*YOUR GOAL*: Leaving the pictures out, print the lines from the first line of the listing through the line containing "(sIb) at (357,97);", exactly as they read, and no others.

----------------------------------------

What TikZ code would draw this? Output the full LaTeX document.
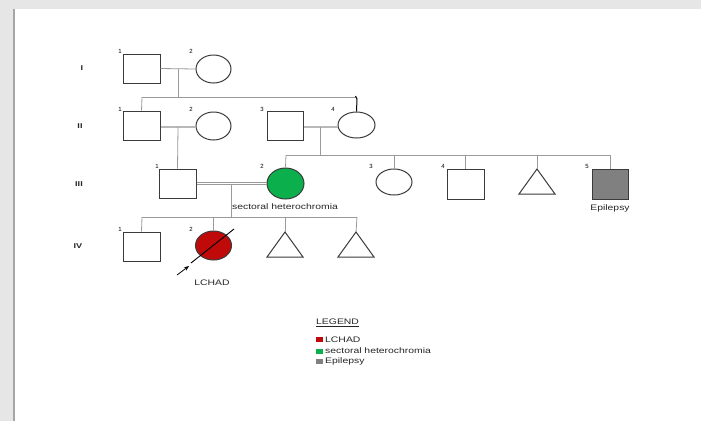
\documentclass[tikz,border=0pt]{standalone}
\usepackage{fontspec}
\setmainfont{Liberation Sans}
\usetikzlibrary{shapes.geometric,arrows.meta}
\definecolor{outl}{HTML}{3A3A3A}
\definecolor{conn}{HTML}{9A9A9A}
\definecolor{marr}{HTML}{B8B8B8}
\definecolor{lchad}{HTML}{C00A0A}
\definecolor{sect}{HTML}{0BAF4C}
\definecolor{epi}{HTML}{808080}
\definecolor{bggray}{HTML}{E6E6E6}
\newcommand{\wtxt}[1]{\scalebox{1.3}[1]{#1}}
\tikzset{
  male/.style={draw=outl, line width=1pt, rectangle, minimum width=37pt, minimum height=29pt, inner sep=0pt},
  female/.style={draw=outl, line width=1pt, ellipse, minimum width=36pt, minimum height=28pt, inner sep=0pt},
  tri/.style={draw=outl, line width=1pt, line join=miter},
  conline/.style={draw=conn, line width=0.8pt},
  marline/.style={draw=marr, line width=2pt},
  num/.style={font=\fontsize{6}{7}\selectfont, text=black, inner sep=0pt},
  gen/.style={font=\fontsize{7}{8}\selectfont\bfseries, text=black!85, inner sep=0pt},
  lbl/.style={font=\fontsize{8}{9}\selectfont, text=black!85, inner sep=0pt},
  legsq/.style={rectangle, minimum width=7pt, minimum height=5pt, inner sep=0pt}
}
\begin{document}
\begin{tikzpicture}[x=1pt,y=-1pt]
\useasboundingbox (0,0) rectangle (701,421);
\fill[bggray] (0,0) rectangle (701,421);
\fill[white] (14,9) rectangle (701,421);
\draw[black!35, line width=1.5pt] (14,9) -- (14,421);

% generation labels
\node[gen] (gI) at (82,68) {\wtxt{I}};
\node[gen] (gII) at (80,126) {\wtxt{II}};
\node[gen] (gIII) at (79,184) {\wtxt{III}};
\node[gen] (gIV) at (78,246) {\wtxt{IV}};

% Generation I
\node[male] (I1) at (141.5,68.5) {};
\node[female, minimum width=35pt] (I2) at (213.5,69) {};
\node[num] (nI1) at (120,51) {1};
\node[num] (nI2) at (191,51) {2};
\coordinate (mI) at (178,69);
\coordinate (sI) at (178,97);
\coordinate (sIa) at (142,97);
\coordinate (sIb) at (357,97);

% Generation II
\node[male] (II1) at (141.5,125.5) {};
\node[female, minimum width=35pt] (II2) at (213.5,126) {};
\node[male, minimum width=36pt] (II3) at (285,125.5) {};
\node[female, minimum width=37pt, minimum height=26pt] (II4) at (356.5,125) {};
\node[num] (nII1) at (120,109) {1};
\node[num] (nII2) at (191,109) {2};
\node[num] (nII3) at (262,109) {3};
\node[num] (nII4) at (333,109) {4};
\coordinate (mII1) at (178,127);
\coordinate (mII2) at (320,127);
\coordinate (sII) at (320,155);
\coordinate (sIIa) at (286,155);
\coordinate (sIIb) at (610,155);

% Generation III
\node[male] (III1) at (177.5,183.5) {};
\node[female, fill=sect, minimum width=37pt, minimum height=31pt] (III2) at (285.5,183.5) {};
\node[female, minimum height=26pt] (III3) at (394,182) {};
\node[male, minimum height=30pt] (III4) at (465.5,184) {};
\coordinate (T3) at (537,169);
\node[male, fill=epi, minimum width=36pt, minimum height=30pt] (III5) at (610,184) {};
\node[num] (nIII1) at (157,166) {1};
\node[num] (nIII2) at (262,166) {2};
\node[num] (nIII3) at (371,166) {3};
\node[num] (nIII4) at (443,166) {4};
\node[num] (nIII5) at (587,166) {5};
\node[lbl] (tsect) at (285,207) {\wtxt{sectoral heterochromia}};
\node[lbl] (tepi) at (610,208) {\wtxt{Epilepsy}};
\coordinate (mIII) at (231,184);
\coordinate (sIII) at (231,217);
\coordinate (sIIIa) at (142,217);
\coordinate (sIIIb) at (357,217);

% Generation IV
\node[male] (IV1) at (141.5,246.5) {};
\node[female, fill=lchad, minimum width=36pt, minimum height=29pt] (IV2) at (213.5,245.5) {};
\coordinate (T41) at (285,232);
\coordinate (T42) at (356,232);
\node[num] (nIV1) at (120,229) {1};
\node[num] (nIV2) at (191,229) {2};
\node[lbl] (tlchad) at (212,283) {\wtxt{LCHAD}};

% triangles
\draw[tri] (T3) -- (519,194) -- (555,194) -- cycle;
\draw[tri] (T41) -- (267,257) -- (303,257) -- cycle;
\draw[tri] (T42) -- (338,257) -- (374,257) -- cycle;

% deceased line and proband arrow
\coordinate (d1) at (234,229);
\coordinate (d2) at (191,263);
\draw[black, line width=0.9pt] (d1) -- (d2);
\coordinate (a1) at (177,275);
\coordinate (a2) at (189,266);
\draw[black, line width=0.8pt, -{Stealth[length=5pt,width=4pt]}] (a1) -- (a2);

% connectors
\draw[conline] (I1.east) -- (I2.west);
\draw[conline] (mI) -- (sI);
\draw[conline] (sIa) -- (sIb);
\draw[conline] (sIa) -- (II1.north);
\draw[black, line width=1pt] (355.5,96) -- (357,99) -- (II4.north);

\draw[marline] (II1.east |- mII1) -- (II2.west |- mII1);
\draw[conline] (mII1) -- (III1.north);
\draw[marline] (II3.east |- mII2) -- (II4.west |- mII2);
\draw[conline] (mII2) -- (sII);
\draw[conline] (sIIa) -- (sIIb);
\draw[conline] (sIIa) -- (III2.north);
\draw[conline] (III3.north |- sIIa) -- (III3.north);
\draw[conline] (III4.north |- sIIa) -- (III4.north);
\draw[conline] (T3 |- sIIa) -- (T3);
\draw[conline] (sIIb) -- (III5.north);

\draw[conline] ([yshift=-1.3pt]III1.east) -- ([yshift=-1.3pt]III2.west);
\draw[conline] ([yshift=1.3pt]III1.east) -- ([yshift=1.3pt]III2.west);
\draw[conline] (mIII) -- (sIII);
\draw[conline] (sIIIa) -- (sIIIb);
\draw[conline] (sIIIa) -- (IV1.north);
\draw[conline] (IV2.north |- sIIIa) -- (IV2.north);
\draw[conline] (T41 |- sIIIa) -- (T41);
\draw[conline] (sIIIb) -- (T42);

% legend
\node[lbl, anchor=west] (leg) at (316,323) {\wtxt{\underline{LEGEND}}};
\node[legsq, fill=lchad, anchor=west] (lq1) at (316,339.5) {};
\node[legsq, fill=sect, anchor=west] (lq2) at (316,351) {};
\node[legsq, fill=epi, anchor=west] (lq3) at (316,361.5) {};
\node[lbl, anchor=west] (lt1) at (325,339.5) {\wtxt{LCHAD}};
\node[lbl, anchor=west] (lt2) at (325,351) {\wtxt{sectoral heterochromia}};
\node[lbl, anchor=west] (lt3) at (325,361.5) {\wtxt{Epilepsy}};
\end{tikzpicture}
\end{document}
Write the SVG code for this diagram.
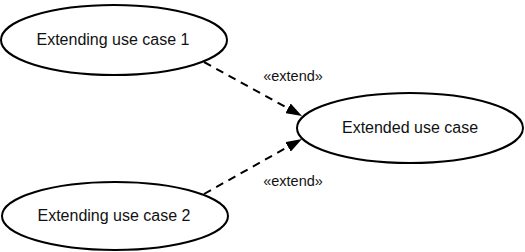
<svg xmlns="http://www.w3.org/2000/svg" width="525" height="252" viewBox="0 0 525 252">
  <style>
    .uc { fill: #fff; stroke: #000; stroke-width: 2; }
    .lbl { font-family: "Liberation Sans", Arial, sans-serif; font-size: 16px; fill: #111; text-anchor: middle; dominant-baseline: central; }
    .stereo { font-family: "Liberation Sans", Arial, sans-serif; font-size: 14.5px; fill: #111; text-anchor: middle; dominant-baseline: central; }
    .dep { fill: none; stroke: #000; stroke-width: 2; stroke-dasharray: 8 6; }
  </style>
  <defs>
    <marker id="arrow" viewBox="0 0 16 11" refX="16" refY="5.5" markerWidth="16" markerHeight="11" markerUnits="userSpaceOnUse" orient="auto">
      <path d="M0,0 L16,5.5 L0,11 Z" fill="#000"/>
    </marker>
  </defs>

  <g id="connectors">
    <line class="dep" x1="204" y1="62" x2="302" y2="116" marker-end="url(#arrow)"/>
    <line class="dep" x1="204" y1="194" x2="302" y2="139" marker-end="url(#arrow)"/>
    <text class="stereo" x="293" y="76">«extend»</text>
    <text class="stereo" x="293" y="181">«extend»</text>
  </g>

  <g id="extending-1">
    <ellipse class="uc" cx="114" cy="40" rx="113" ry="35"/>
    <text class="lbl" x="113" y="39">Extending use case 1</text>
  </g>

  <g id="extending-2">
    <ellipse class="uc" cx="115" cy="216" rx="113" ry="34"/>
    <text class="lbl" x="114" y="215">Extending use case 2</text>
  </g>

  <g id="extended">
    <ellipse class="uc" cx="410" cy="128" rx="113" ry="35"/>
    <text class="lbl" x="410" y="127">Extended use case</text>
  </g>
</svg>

----------------------------------------

*RESULT FOR THIS EXERCISE*:
What TikZ code would draw this? Output the full LaTeX document.
\documentclass[tikz,border=0pt]{standalone}
\usepackage{fontspec}
\setmainfont{Liberation Sans}
\usetikzlibrary{shapes.geometric,arrows.meta}
\definecolor{outl}{HTML}{3A3A3A}
\definecolor{conn}{HTML}{9A9A9A}
\definecolor{marr}{HTML}{B8B8B8}
\definecolor{lchad}{HTML}{C00A0A}
\definecolor{sect}{HTML}{0BAF4C}
\definecolor{epi}{HTML}{808080}
\definecolor{bggray}{HTML}{E6E6E6}
\newcommand{\wtxt}[1]{\scalebox{1.3}[1]{#1}}
\tikzset{
  male/.style={draw=outl, line width=1pt, rectangle, minimum width=37pt, minimum height=29pt, inner sep=0pt},
  female/.style={draw=outl, line width=1pt, ellipse, minimum width=36pt, minimum height=28pt, inner sep=0pt},
  tri/.style={draw=outl, line width=1pt, line join=miter},
  conline/.style={draw=conn, line width=0.8pt},
  marline/.style={draw=marr, line width=2pt},
  num/.style={font=\fontsize{6}{7}\selectfont, text=black, inner sep=0pt},
  gen/.style={font=\fontsize{7}{8}\selectfont\bfseries, text=black!85, inner sep=0pt},
  lbl/.style={font=\fontsize{8}{9}\selectfont, text=black!85, inner sep=0pt},
  legsq/.style={rectangle, minimum width=7pt, minimum height=5pt, inner sep=0pt}
}
\begin{document}
\begin{tikzpicture}[x=1pt,y=-1pt]
\useasboundingbox (0,0) rectangle (701,421);
\fill[bggray] (0,0) rectangle (701,421);
\fill[white] (14,9) rectangle (701,421);
\draw[black!35, line width=1.5pt] (14,9) -- (14,421);

% generation labels
\node[gen] (gI) at (82,68) {\wtxt{I}};
\node[gen] (gII) at (80,126) {\wtxt{II}};
\node[gen] (gIII) at (79,184) {\wtxt{III}};
\node[gen] (gIV) at (78,246) {\wtxt{IV}};

% Generation I
\node[male] (I1) at (141.5,68.5) {};
\node[female, minimum width=35pt] (I2) at (213.5,69) {};
\node[num] (nI1) at (120,51) {1};
\node[num] (nI2) at (191,51) {2};
\coordinate (mI) at (178,69);
\coordinate (sI) at (178,97);
\coordinate (sIa) at (142,97);
\coordinate (sIb) at (357,97);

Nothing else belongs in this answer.